Pro Musica Hebraica presented the ARC Ensemble (Artists of the Royal Conservatory of Music, Canada) in a unique evening of 20th century Jewish Soviet music. The event, chaired by Charles Kauthhammer, was an opportunity to hear rare pieces performed perfectly by an outstanding ensemble of chamber musicians.
The main attraction was Mieczslaw Weinberg’s “Piano Quintet Op. 18,” written when the composer first arrived in Moscow in 1943 at age 25, and before he came under the influence of Shostakovich. The work is not only historically interesting but a fascinating work.

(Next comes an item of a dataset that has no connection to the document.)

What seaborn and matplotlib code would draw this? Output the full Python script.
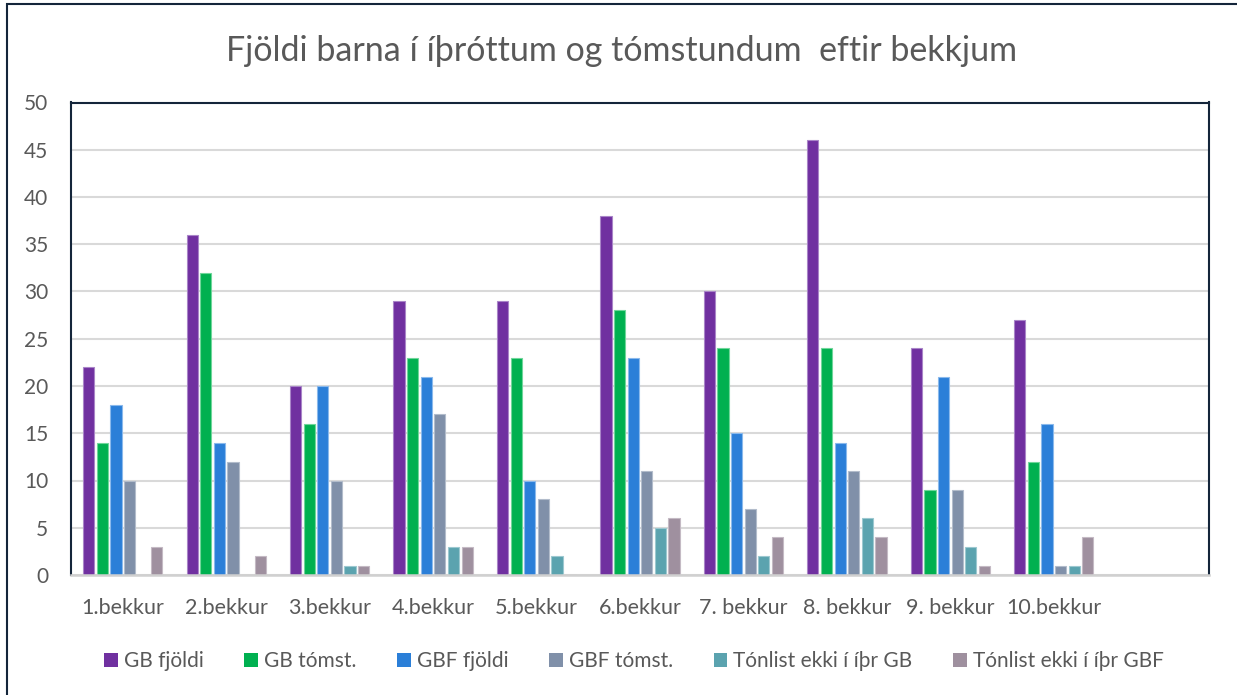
import matplotlib
matplotlib.use("Agg")
import matplotlib.pyplot as plt
import seaborn as sns
import pandas as pd
from matplotlib.patches import Rectangle

categories = ["1.bekkur", "2.bekkur", "3.bekkur", "4.bekkur", "5.bekkur",
              "6.bekkur", "7. bekkur", "8. bekkur", "9. bekkur", "10.bekkur"]
series_names = ["GB fjöldi", "GB tómst.", "GBF fjöldi", "GBF tómst.",
                "Tónlist ekki í íþr GB", "Tónlist ekki í íþr GBF"]
gb_fjoldi = [22, 36, 20, 29, 29, 38, 30, 46, 24, 27]
gb_tomst = [14, 32, 16, 23, 23, 28, 24, 24, 9, 12]
gbf_fjoldi = [18, 14, 20, 21, 10, 23, 15, 14, 21, 16]
gbf_tomst = [10, 12, 10, 17, 8, 11, 7, 11, 9, 1]
tonlist_gb = [0, 0, 1, 3, 2, 5, 2, 6, 3, 1]
tonlist_gbf = [3, 2, 1, 3, 0, 6, 4, 4, 1, 4]
yticks = [0, 5, 10, 15, 20, 25, 30, 35, 40, 45, 50]

colors = ["#7030A0", "#00B050", "#2B7FD8", "#8090A9", "#5BA3AF", "#9F909F"]
edge_colors = ["#A985C8", "#6FD69A", "#8AB9EC", "#B2BCCB", "#9CC8D0", "#C4BAC4"]

all_series = [gb_fjoldi, gb_tomst, gbf_fjoldi, gbf_tomst, tonlist_gb, tonlist_gbf]
rows = []
for name, vals in zip(series_names, all_series):
    for c, v in zip(categories, vals):
        rows.append({"bekkur": c, "series": name, "value": v})
df = pd.DataFrame(rows)

sns.set_style("white")
plt.rcParams["font.family"] = ["Lato", "DejaVu Sans"]
text_color = "#595959"

fig = plt.figure(figsize=(12.37, 6.95), dpi=100)
ax = fig.add_axes([71/1237, 1-575/695, (1209-71)/1237, (575-102.5)/695])

sns.barplot(data=df, x="bekkur", y="value", hue="series", order=categories,
            hue_order=series_names, palette=colors, width=0.79, gap=0.18,
            ax=ax, legend=True, saturation=1)

for cont, ec in zip(ax.containers, edge_colors):
    for bar in cont:
        bar.set_edgecolor(ec)
        bar.set_linewidth(0.8)

ax.set_xlim(-0.5, 10.5)
ax.set_ylim(0, 50)
ax.set_yticks(yticks)
ax.set_yticklabels([str(t) for t in yticks], fontsize=15, color=text_color)
ax.tick_params(axis="y", length=0, pad=16.5)
ax.tick_params(axis="x", length=0, pad=16.5, labelsize=15.5, labelcolor=text_color)
ax.set_xlabel("")
ax.set_ylabel("")
ax.yaxis.grid(True, color="#D9D9D9", linewidth=1.5)
ax.set_axisbelow(True)

for side in ["top", "left", "right"]:
    ax.spines[side].set_color("#14253A")
    ax.spines[side].set_linewidth(1.5)
ax.spines["bottom"].set_color("#D0D0D0")
ax.spines["bottom"].set_linewidth(1.8)

handles, labels = ax.get_legend_handles_labels()
ax.legend_.remove()
leg = fig.legend(handles, labels, loc="center", bbox_to_anchor=(634/1237, 1-661/695),
                 ncol=6, frameon=False, fontsize=15, handlelength=0.65,
                 handleheight=0.65, handletextpad=0.3, columnspacing=1.95)
for t in leg.get_texts():
    t.set_color(text_color)
for h in leg.legend_handles:
    h.set_edgecolor("none")

fig.text(622/1237, 1-51/695, "Fjöldi barna í íþróttum og tómstundum  eftir bekkjum",
         ha="center", va="center", fontsize=24.5, color=text_color)

fig.patches.append(Rectangle((7/1237, -0.05), 1.2, 1-4/695+0.05,
                             transform=fig.transFigure, fill=False,
                             edgecolor="#14253A", linewidth=1.5))

fig.savefig("out.png", dpi=100)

Shostakovich himself liked to play Weinberg’s music and one can understand why, especially when Benjamin Bowman on the violin brought forth some of the most stunning moments of the dramatically powerful piece.
Weinberg’s “Sonata for Clarinet and Piano” was a fine example of a discrete use of an instrument associated with klezmer music, as well as an excellent selection for clarinetist Joaquin Valdenpenas’s display of rare musical skills.
A rare treat was a piece for piano and cello recently discovered by ARC by the once popular but now unheard of composer, Sandor Vandor, a Hungarian-Jewish composer who died in the Holocaust.
Prokofiev’s “Overture on Hebrew Themes” was the exception on the program, as it was pre-Holocaust and by a non-Jewish composer.